ANIMATED MADNESS AND LYRICAL MOMENTS: THE YEAR GETS GOING AT THE MÜPA
The Budapest Festival Orchestra has had its first concert of the year at the Palace of Arts: the pieces chosen for the three concerts at the end of last week were also intended to welcome in the New Year.
We were at the Friday performance, which was given an unusual start by music director Iván Fischer: before the first piece, the orchestra’s winds played a ragtime song for a few minutes. It sounded great, and was a nice idea for the somewhat belated New Year’s concert; likewise the choice of the first piece, Shostakovich’s so-called Suite for Jazz No. 2, the orchestral work from the Russian master’s film music, presumably written in the 1950s, with a bit of animated madness and some funny gags. Research revealed that there was a “real” second suite too, which was lost, and this piece was later given this name by mistake; the new credible name of the work is Suite for Variety Orchestra. Regardless, it is a work rich in musical ideas, happiness and lyricism, and the orchestra gave a bubbly, energetic and precise performance.
This was followed by a piece whose original soloist presumably attracted almost the entire full-house that evening – but Dutch violinist Janine Jansen had to cancel her appearance due to illness. Her place was taken by Liza Ferschtman, another Dutch musician – but with Russian roots – who played Bernstein’s Serenade.
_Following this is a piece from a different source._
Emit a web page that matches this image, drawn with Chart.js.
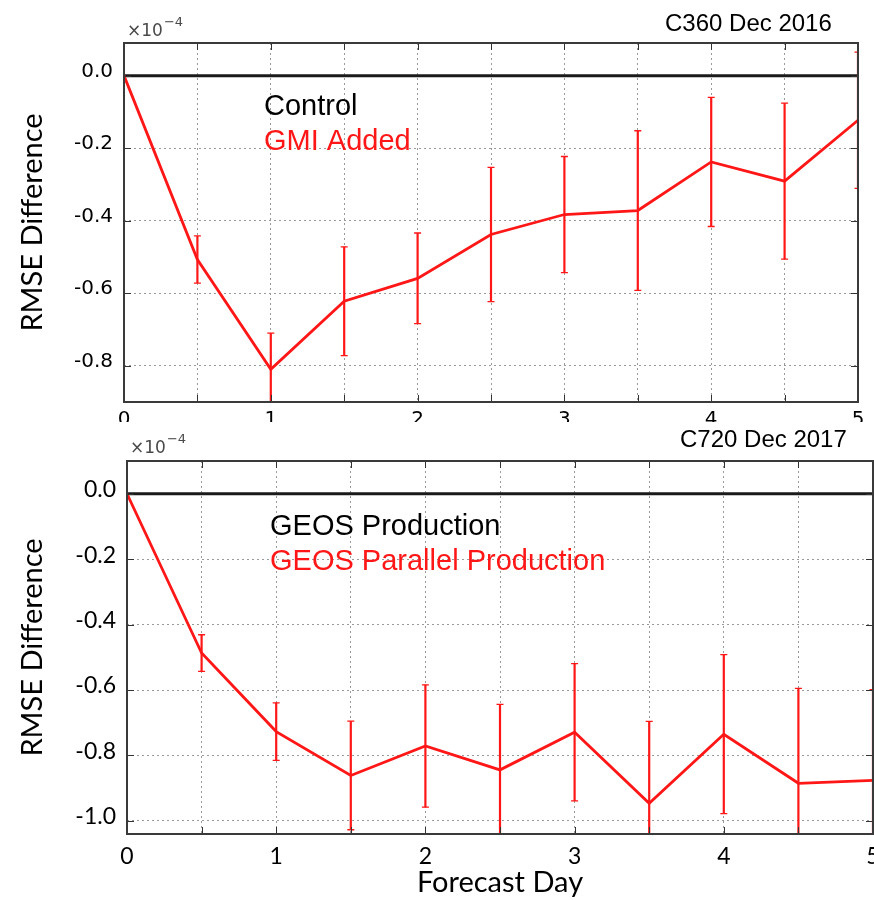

The quasi violin concerto is in fact based on the programme music of Plato’s dialogue ‘Symposium’ – fitting in nicely again with the New Year theme, though the original which dissects the nature of love would be somewhat tricky to squeeze in here – a genuine creation of the mid-20th century, with strange timbres and virtuoso solo sections. Ferschtman excellently played the sometimes “drunken”, sometimes daydreaming and sometimes suggestive violin part – the fourth movement was simply beautiful lyrical music, conveyed fantastically well. Not even the “crackling” sound from the orchestra’s cellists disrupted the rapture.
After the interval, the concert continued with Rachmaninoff’s Symphony No. 2; many have often said that while this is a 20th century piece – completed in Dresden in 1908 – it does in fact have its roots in the 19th century. Ultimately it was written during the happy peaceful times, at the end of the “long 19th century”, though new trends were emerging then, especially in the west. But this symphony is a genuinely neo-romantic journey, a classical pearl, the continuation of Russian symphonic traditions in sonata form, with recurring motifs and the scherzo as the second movement. Is this perhaps the winding, quietening down after New Year in the concert programme? Maybe. But the last bars in the finale, reminiscent somewhat of Wagner – with huge brass parts – wakes us up from our daydreaming, and what is also certain is that the seemingly strange programme pairing completely different pieces of music together was indeed a great idea.